We’ve all had the urge to text that friend about the annoying day we had at work, or to call someone to vent about the rude person we just encountered while running errands. The experience you’re discussing could be mundane, salacious, or anything in between, but the important thing is the connection.

Solomon said that, in general, women are more inclined to do this than men because society encourages women to talk about their feelings, verbally express themselves, tell stories, and have the kind of conversation that “meanders from the ordinary to the profound, back to the ordinary.”

And the anonymity of a subreddit allows for more candid storytelling. While the desire to have people bear witness to our experiences is very human, people aren’t always comfortable telling their loved ones everything. On GDD, those barriers are gone, which allows participants to share and respond more openly.

“I think about my own friends, dear friends that I love, but I wouldn’t tell them I fucked up the laundry,” Solomon said. “Another characteristic of this community, though, is that when you say you fucked up the laundry, you’re going to get affirmation.”

Girl Dinner Diaries is community gossip

GDD is also a look into how we can create online relationships and spaces that people actively participate in.

“They’ve done a really nice job of creating community,” Melanie Green, a social psychologist at the University at Buffalo, told me. “They’ve sort of set this social norm of people being kind to each other and supportive of each other.”

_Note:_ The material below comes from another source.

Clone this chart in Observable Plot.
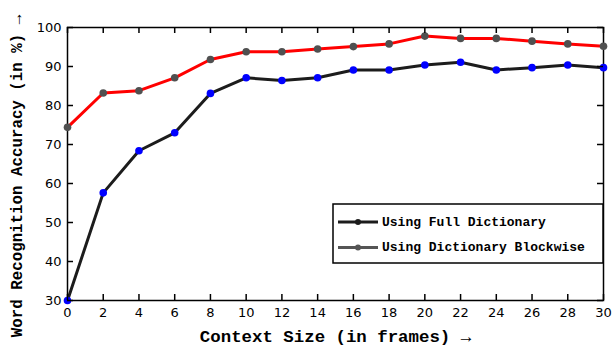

Green studies online friendships, as well as trust and identity on the internet. She explained how GDD’s rules — like “start with decency and restraint,” “engage in good faith,” and “tough love must be loving” — set a standard for how people behave on the site. (Also, if you were wondering, men are allowed to join but are encouraged to only react and comment with emoji and GIFs,) The moderators are also active in making sure the posts and replies follow the rules. Because these guidelines are implemented consistently, it creates a space where people are willing to share with more honesty.

“Having those norms of supportiveness and positivity and things like that, I think they’ve sort of created a bit of a baseline of trust. It seems like people feel comfortable disclosing,” Green said.

According to Green, people are naturally curious about other people’s lives, and storytelling creates trust and leads to bonding. “One of the things that stories can do is they help us feel a sense of belongingness. You feel that connection,” Green said. “It makes us feel like, oh, we’re all in here together, experiencing this thing, connecting with someone else who’s having this human experience, and maybe you’ve had a similar experience, and so you kind of resonate with that.” She also pointed to research that food, specifically comfort food — and one could argue these dinners, no matter what they are or what form they take, bring comfort — creates a sense of community.

The overall effect is something that feels, for those who remember, like the old internet, specifically the comment sections of mid-2000s women’s websites like The Hairpin and Jezebel. The humor and thoughtfulness in the replies are just as valuable and tantalizing as the original posts. Everyone seems to be on the same wavelength and understand the vibe. It also helps that while conversations on GDD can get into darker topics, it’s still relatively (compared to the seriousness of current events) light.

“Maybe in a world where things are polarized, intense, high-stakes, and urgent, we are craving spaces that are low-stakes, mundane, and ordinary,” Solomon, the psychologist, said. “You’re not going to feel activated or triggered or angry or scared. You’re going to just feel curious and supportive and supported, and you’re probably going to feel maybe a little more regulated when you leave.”